◆ SET EXERCISE
A verbatim copy is needed of the lines from the one containing "Recreate this image" down to the one containing "line width=7pt, minimum", inclusive. Print it with no pictures.

Charts and diagrams as code
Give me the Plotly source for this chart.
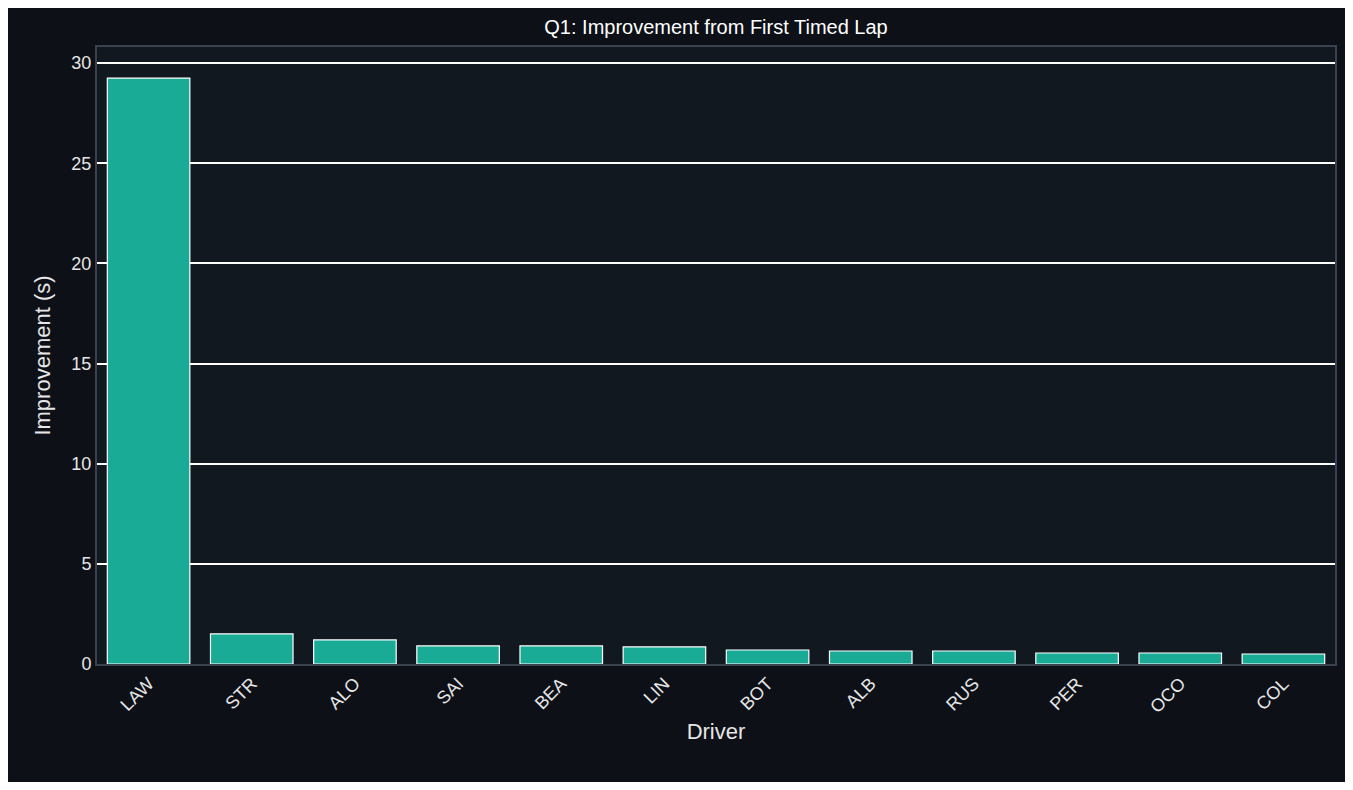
import plotly.graph_objects as go

drivers = ["LAW","STR","ALO","SAI","BEA","LIN","BOT","ALB","RUS","PER","OCO","COL"]
improvement = [29.25, 1.5, 1.2, 0.9, 0.9, 0.85, 0.7, 0.65, 0.65, 0.55, 0.55, 0.5]

fig = go.Figure(go.Bar(
    x=drivers, y=improvement,
    marker=dict(color="#1aab96", line=dict(color="white", width=1.2)),
))
fig.update_layout(
    width=1337, height=774,
    paper_bgcolor="#0d1017", plot_bgcolor="#121820",
    font=dict(family="Liberation Sans, Arial", color="#e6e6e6", size=18),
    title=dict(text="Q1: Improvement from First Timed Lap", x=0.5, xanchor="center",
               xref="paper", y=1 - 19/774, yanchor="middle", font=dict(size=20, color="white")),
    margin=dict(l=89, r=8, t=39, b=118),
    showlegend=False,
    bargap=0.2,
)
fig.update_xaxes(title=dict(text="Driver", standoff=8), tickangle=-45, showgrid=False,
                 showline=True, linecolor="#3a4250", linewidth=2, mirror=True, ticks="",
                 range=[-0.5, 11.5])
fig.update_yaxes(title=dict(text="Improvement (s)"), range=[0, 30.8], dtick=5,
                 showgrid=True, gridcolor="white", gridwidth=1.5, zeroline=False,
                 showline=True, linecolor="#3a4250", linewidth=2, mirror=True, ticks="")
fig.write_html("out.html")
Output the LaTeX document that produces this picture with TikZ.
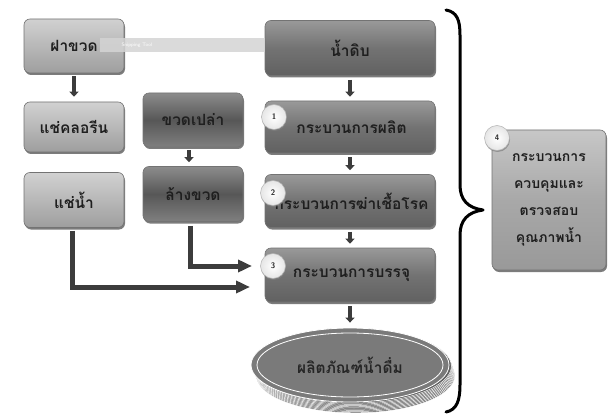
\documentclass[tikz,border=0pt]{standalone}
\usepackage{fontspec}
\newfontfamily\thaifont[Script=Thai]{Loma}
\usetikzlibrary{shadows,arrows.meta,calc,shapes.geometric}
\definecolor{arrowgray}{HTML}{3C3C3C}
\tikzset{
  box/.style={rectangle, rounded corners=6pt, draw=black!55, line width=0.6pt,
    drop shadow={shadow xshift=1pt, shadow yshift=-2pt, fill=black!60, opacity=0.85},
    font=\thaifont\bfseries\fontsize{15.5}{18}\selectfont, text=black!88, align=center},
  lightbox/.style={box, top color=black!18, bottom color=black!38, middle color=black!28},
  darkbox/.style={box, top color=black!45, bottom color=black!50, middle color=black!66},
  mainbox/.style={box, top color=black!40, bottom color=black!62, middle color=black!55},
  qcbox/.style={box, top color=black!22, bottom color=black!40, middle color=black!34},
  numdot/.style={circle, minimum size=25pt, inner sep=0pt, draw=black!30, line width=0.5pt,
    inner color=white, outer color=black!10,
    drop shadow={shadow xshift=0.5pt, shadow yshift=-1.5pt, fill=black!50, opacity=0.7},
    font=\sffamily\bfseries\fontsize{8}{8}\selectfont, text=black!85},
  downarrow/.style={draw=arrowgray, line width=4pt, -{Triangle[length=5pt,width=9pt]}},
  elbow/.style={draw=arrowgray, line width=5pt, -{Triangle[length=14pt,width=12pt]}},
  bracepath/.style={draw=black, line width=3pt, line cap=round, line join=round}
}
\begin{document}
\begin{tikzpicture}[x=1pt, y=-1pt]
\useasboundingbox (0,0) rectangle (608,417);
\fill[white] (0,0) rectangle (608,417);

% left column: caps
\node[lightbox, minimum width=100pt, minimum height=54pt] (cap) at (74,46) {ฝาขวด};
\node[lightbox, minimum width=100pt, minimum height=50pt] (chlor) at (74,127) {แช่คลอรีน};
\node[lightbox, minimum width=100pt, minimum height=55pt] (soak) at (74,200) {แช่น้ำ};

% middle column: bottles
\node[darkbox, minimum width=100pt, minimum height=54pt] (empty) at (193,120) {ขวดเปล่า};
\node[darkbox, minimum width=100pt, minimum height=55pt] (wash) at (193,194) {ล้างขวด};

% main column: water
\node[mainbox, minimum width=170pt, minimum height=55pt] (raw) at (350,48) {น้ำดิบ};
\node[mainbox, minimum width=170pt, minimum height=52pt] (prod) at (350,127) {\hspace{3pt}กระบวนการผลิต};
\node[mainbox, minimum width=170pt, minimum height=53pt] (dis) at (350,201) {\hspace{3pt}กระบวนการฆ่าเชื้อโรค};
\node[mainbox, minimum width=170pt, minimum height=54pt] (pack) at (350,275) {\hspace{3pt}กระบวนการบรรจุ};

% screen-capture toolbar strip
\fill[black!17, opacity=0.85] (100,38) rectangle (265,52);
\node[font=\sffamily\fontsize{5}{5}\selectfont, text=white, anchor=west] (snip) at (118,45) {Snipping Tool};

% stacked product disc
\coordinate (disc) at (350,365);
\foreach \k in {9,...,1}{
  \fill[black!62, draw=white, line width=0.5pt] ($(disc)+(2+0.4*\k,1.2*\k)$) ellipse (99pt and 37pt);
}
\node[ellipse, minimum width=198pt, minimum height=74pt, fill=black!52, draw=white, line width=0.8pt] (product) at (disc) {};
\draw[white, line width=0.8pt] (disc) ellipse (93pt and 32pt);
\node[font=\thaifont\bfseries\fontsize{15.5}{18}\selectfont, text=black!85] (prodtext) at (disc) {ผลิตภัณฑ์น้ำดื่ม};

% quality control
\node[qcbox, minimum width=114pt, minimum height=140pt, font=\thaifont\bfseries\fontsize{14}{27}\selectfont] (qc) at (549,200) {กระบวนการ\\ควบคุมและ\\ตรวจสอบ\\คุณภาพน้ำ};

% step numbers
\node[numdot] (n1) at (274,117) {1};
\node[numdot] (n2) at (273,193) {2};
\node[numdot] (n3) at (273,266) {3};
\node[numdot] (n4) at (497,138) {4};

% flow arrows
\draw[downarrow] (cap.south) ++(0,3) -- ($(chlor.north)+(0,-5)$);
\draw[downarrow] (empty.south) ++(-4,3) -- ($(wash.north)+(-4,-4)$);
\draw[downarrow] (raw.south) ++(0,4) -- ($(prod.north)+(0,-4)$);
\draw[downarrow] (prod.south) ++(0,4) -- ($(dis.north)+(0,-4)$);
\draw[downarrow] (dis.south) ++(0,4) -- ($(pack.north)+(0,-4)$);
\draw[downarrow] (pack.south) ++(0,4) -- ($(product.north)+(0,-5)$);

\coordinate (e1) at (72,287);
\coordinate (e2) at (190,266);
\draw[elbow] ($(soak.south)+(-2,3)$) -- (e1) -- (250,287);
\draw[elbow] ($(wash.south)+(-3,4)$) -- (e2) -- (252,266);

% brace gathering the main steps
\draw[bracepath] (446,10) .. controls (457,12) and (460,20) .. (460,35) -- (460,185)
  .. controls (460,200) and (468,208) .. (483,210)
  .. controls (468,212) and (460,220) .. (460,235) -- (460,385)
  .. controls (460,400) and (457,410) .. (446,412);
\end{tikzpicture}
\end{document}
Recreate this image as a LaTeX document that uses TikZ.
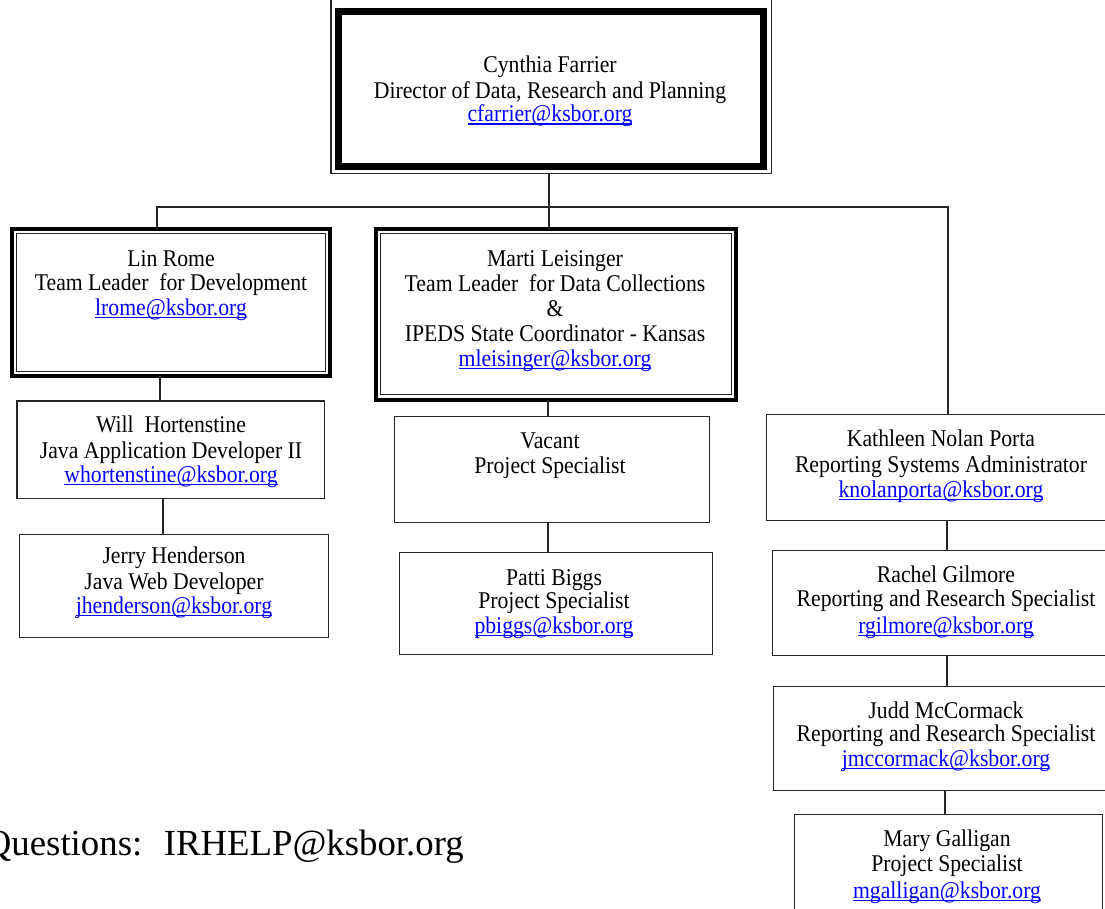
\documentclass[tikz,border=0pt]{standalone}
\usepackage{fontspec}
\setmainfont{Liberation Serif}
\usetikzlibrary{calc}
\newcommand\mail[1]{{\color{blue}\setbox0\hbox{#1}\rlap{\rule[-2.6pt]{\wd0}{1.1pt}}\box0}}
\newcommand\sx[1]{\scalebox{0.905}[1]{#1}}
\begin{document}
\begin{tikzpicture}[x=1pt,y=-1pt,
  box/.style={draw=black!85, line width=1.8pt, rectangle, inner sep=0pt, outer sep=0pt},
  heavy/.style={box, draw=black, line width=4pt},
  conn/.style={draw=black!85, line width=1.6pt},
  txt/.style={inner sep=0pt, anchor=base, font=\fontsize{24}{25}\selectfont},
]
\useasboundingbox (0,0) rectangle (1105,909);
\clip (0,0) rectangle (1105,909);

% boxes
\node[box, line width=1.5pt, minimum width=440.5pt, minimum height=175.5pt] (top) at (551.25,85.75) {};
\node[box, draw=black, line width=7pt, minimum width=425pt, minimum height=155.5pt] (topin) at (551,89.25) {};

\node[heavy, minimum width=318pt, minimum height=147.3pt] (lin) at (171,302.35) {};
\node[box, line width=1.3pt, minimum width=308.6pt, minimum height=137.9pt] (linin) at (171,302.35) {};

\node[heavy, minimum width=360.5pt, minimum height=170.8pt] (marti) at (555.75,314.1) {};
\node[box, line width=1.3pt, minimum width=351.1pt, minimum height=161.4pt] (martiin) at (555.75,314.1) {};

\node[box, minimum width=307.5pt, minimum height=97.5pt] (will) at (170.75,449.75) {};
\node[box, minimum width=309pt, minimum height=103pt] (jerry) at (174,586) {};
\node[box, minimum width=315pt, minimum height=106pt] (vacant) at (552,469.5) {};
\node[box, minimum width=313pt, minimum height=102pt] (patti) at (556,603.5) {};
\node[box, minimum width=348.5pt, minimum height=106pt] (kath) at (940.75,467.5) {};
\node[box, minimum width=342.5pt, minimum height=105pt] (rachel) at (943.75,603) {};
\node[box, minimum width=341.5pt, minimum height=104pt] (judd) at (944.25,738.5) {};
\node[box, minimum width=308pt, minimum height=110.5pt] (mary) at (948.5,869.75) {};

% connectors
\coordinate (bus) at (549,207);
\coordinate (busL) at (157,207);
\coordinate (busR) at (948,207);
\draw[conn] (top.south -| bus) -- (bus);
\draw[conn] (lin.north -| busL) -- (busL) -- (busR) -- (kath.north -| busR);
\draw[conn] (bus) -- (marti.north -| bus);
\coordinate (xa) at (160,0);
\coordinate (xb) at (163,0);
\coordinate (xc) at (548,0);
\coordinate (xd) at (947,0);
\coordinate (xe) at (945,0);
\draw[conn] (lin.south -| xa) -- (will.north -| xa);
\draw[conn] (will.south -| xb) -- (jerry.north -| xb);
\draw[conn] (marti.south -| xc) -- (vacant.north -| xc);
\draw[conn] (vacant.south -| xc) -- (patti.north -| xc);
\draw[conn] (kath.south -| xd) -- (rachel.north -| xd);
\draw[conn] (rachel.south -| xd) -- (judd.north -| xd);
\draw[conn] (judd.south -| xe) -- (mary.north -| xe);

% texts
\node[txt] (t1a) at (550,73) {\sx{Cynthia Farrier}};
\node[txt] (t1b) at (550,98.5) {\sx{Director of Data, Research and Planning}};
\node[txt] (t1c) at (550,122) {\sx{\mail{cfarrier@ksbor.org}}};

\node[txt] (t2a) at (171,266.5) {\sx{Lin Rome}};
\node[txt] (t2b) at (171,290.5) {\sx{Team Leader~ for Development}};
\node[txt] (t2c) at (171,315.5) {\sx{\mail{lrome@ksbor.org}}};

\node[txt] (t3a) at (555,266.5) {\sx{Marti Leisinger}};
\node[txt] (t3b) at (555,291) {\sx{Team Leader~ for Data Collections}};
\node[txt] (t3c) at (555,316) {\sx{\&}};
\node[txt] (t3d) at (555,341.5) {\sx{IPEDS State Coordinator - Kansas}};
\node[txt] (t3e) at (555,366.5) {\sx{\mail{mleisinger@ksbor.org}}};

\node[txt] (t4a) at (171,432.7) {\sx{Will~ Hortenstine}};
\node[txt] (t4b) at (171,458) {\sx{Java Application Developer II}};
\node[txt] (t4c) at (171,482) {\sx{\mail{whortenstine@ksbor.org}}};

\node[txt] (t5a) at (174,563.3) {\sx{Jerry Henderson}};
\node[txt] (t5b) at (174,589) {\sx{Java Web Developer}};
\node[txt] (t5c) at (174,613.3) {\sx{\mail{jhenderson@ksbor.org}}};

\node[txt] (t6a) at (550,448.3) {\sx{Vacant}};
\node[txt] (t6b) at (550,473.3) {\sx{Project Specialist}};

\node[txt] (t7a) at (554,585) {\sx{Patti Biggs}};
\node[txt] (t7b) at (554,608.5) {\sx{Project Specialist}};
\node[txt] (t7c) at (554,633.3) {\sx{\mail{pbiggs@ksbor.org}}};

\node[txt] (t8a) at (941,446.7) {\sx{Kathleen Nolan Porta}};
\node[txt] (t8b) at (941,472.5) {\sx{Reporting Systems Administrator}};
\node[txt] (t8c) at (941,497.3) {\sx{\mail{knolanporta@ksbor.org}}};

\node[txt] (t9a) at (946,582.7) {\sx{Rachel Gilmore}};
\node[txt] (t9b) at (946,606.7) {\sx{Reporting and Research Specialist}};
\node[txt] (t9c) at (946,633.3) {\sx{\mail{rgilmore@ksbor.org}}};

\node[txt] (t10a) at (946,718.3) {\sx{Judd McCormack}};
\node[txt] (t10b) at (946,741.7) {\sx{Reporting and Research Specialist}};
\node[txt] (t10c) at (946,766.7) {\sx{\mail{jmccormack@ksbor.org}}};

\node[txt] (t11a) at (947,846.7) {\sx{Mary Galligan}};
\node[txt] (t11b) at (947,871.7) {\sx{Project Specialist}};
\node[txt] (t11c) at (947,898.3) {\sx{\mail{mgalligan@ksbor.org}}};

\node[inner sep=0pt, anchor=base east, font=\fontsize{36.8}{40}\selectfont] (q) at (464,855) {Questions:~ IRHELP@ksbor.org};
\end{tikzpicture}
\end{document}
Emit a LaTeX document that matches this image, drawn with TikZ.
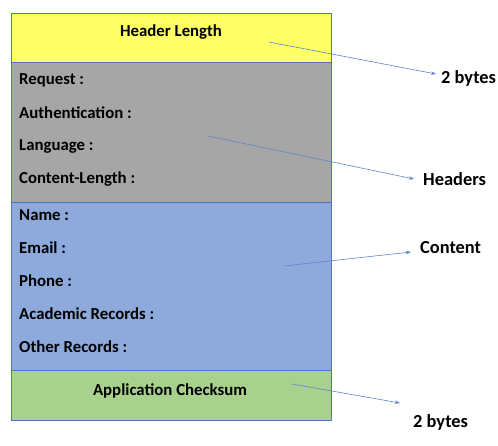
\documentclass[tikz,border=0pt]{standalone}
\usepackage{fontspec}
\setmainfont{Carlito}
\usetikzlibrary{arrows.meta}
\definecolor{edgeblue}{HTML}{4F75C0}
\definecolor{arrowblue}{HTML}{5B84D0}
\definecolor{hlyellow}{HTML}{FFFF66}
\definecolor{hdrgray}{HTML}{A6A6A6}
\definecolor{cntblue}{HTML}{8EA9DB}
\definecolor{ckgreen}{HTML}{A9D18E}
\begin{document}
\begin{tikzpicture}[x=1pt,y=-1pt,
  field/.style={draw=edgeblue, line width=0.8pt, anchor=north west, minimum width=320pt, inner sep=0pt},
  lbl/.style={font=\bfseries\fontsize{16.8}{19}\selectfont, anchor=west, inner sep=0pt},
  side/.style={font=\bfseries\fontsize{18.4}{21}\selectfont, anchor=west, inner sep=0pt},
  conn/.style={draw=arrowblue, line width=0.6pt, -{Stealth[length=5pt,width=3.5pt]}}]
\useasboundingbox (0,0) rectangle (498,446);
\node[field, fill=hlyellow, minimum height=49pt] (hl) at (11,13) {};
\node[field, fill=hdrgray, minimum height=140pt] (hd) at (11,62) {};
\node[field, fill=cntblue, minimum height=168pt] (ct) at (11,202) {};
\node[field, fill=ckgreen, minimum height=50pt] (ck) at (11,370) {};
\node[lbl, anchor=center] (hlt) at (171,32) {Header Length};
\node[lbl] (r1) at (19,80) {Request :};
\node[lbl] (r2) at (19,113) {Authentication :};
\node[lbl] (r3) at (19,146) {Language :};
\node[lbl] (r4) at (19,179) {Content-Length :};
\node[lbl] (c1) at (19,215) {Name :};
\node[lbl] (c2) at (19,248) {Email :};
\node[lbl] (c3) at (19,281) {Phone :};
\node[lbl] (c4) at (19,314) {Academic Records :};
\node[lbl] (c5) at (19,347) {Other Records :};
\node[lbl, anchor=center] (ckt) at (170,391) {Application Checksum};
\node[side] (b1) at (441,78) {2 bytes};
\node[side] (hs) at (423,179) {Headers};
\node[side] (cs) at (420,248) {Content};
\node[side] (b2) at (413,422) {2 bytes};
\coordinate (s1) at (269,42);
\coordinate (s2) at (208,136);
\coordinate (s3) at (284,266);
\coordinate (s4) at (292,384);
\coordinate (e1) at (436,74);
\coordinate (e2) at (414,179);
\coordinate (e3) at (411,252);
\coordinate (e4) at (400,403);
\draw[conn] (s1) -- (e1);
\draw[conn] (s2) -- (e2);
\draw[conn] (s3) -- (e3);
\draw[conn] (s4) -- (e4);
\end{tikzpicture}
\end{document}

◆ WRITTEN RESPONSE
Recreate this image as a LaTeX document that uses TikZ.
\documentclass[tikz,border=0pt]{standalone}
\usepackage{fontspec}
\setmainfont{Liberation Serif}
\usetikzlibrary{calc}
\newcommand\mail[1]{{\color{blue}\setbox0\hbox{#1}\rlap{\rule[-2.6pt]{\wd0}{1.1pt}}\box0}}
\newcommand\sx[1]{\scalebox{0.905}[1]{#1}}
\begin{document}
\begin{tikzpicture}[x=1pt,y=-1pt,
  box/.style={draw=black!85, line width=1.8pt, rectangle, inner sep=0pt, outer sep=0pt},
  heavy/.style={box, draw=black, line width=4pt},
  conn/.style={draw=black!85, line width=1.6pt},
  txt/.style={inner sep=0pt, anchor=base, font=\fontsize{24}{25}\selectfont},
]
\useasboundingbox (0,0) rectangle (1105,909);
\clip (0,0) rectangle (1105,909);

% boxes
\node[box, line width=1.5pt, minimum width=440.5pt, minimum height=175.5pt] (top) at (551.25,85.75) {};
\node[box, draw=black, line width=7pt, minimum width=425pt, minimum height=155.5pt] (topin) at (551,89.25) {};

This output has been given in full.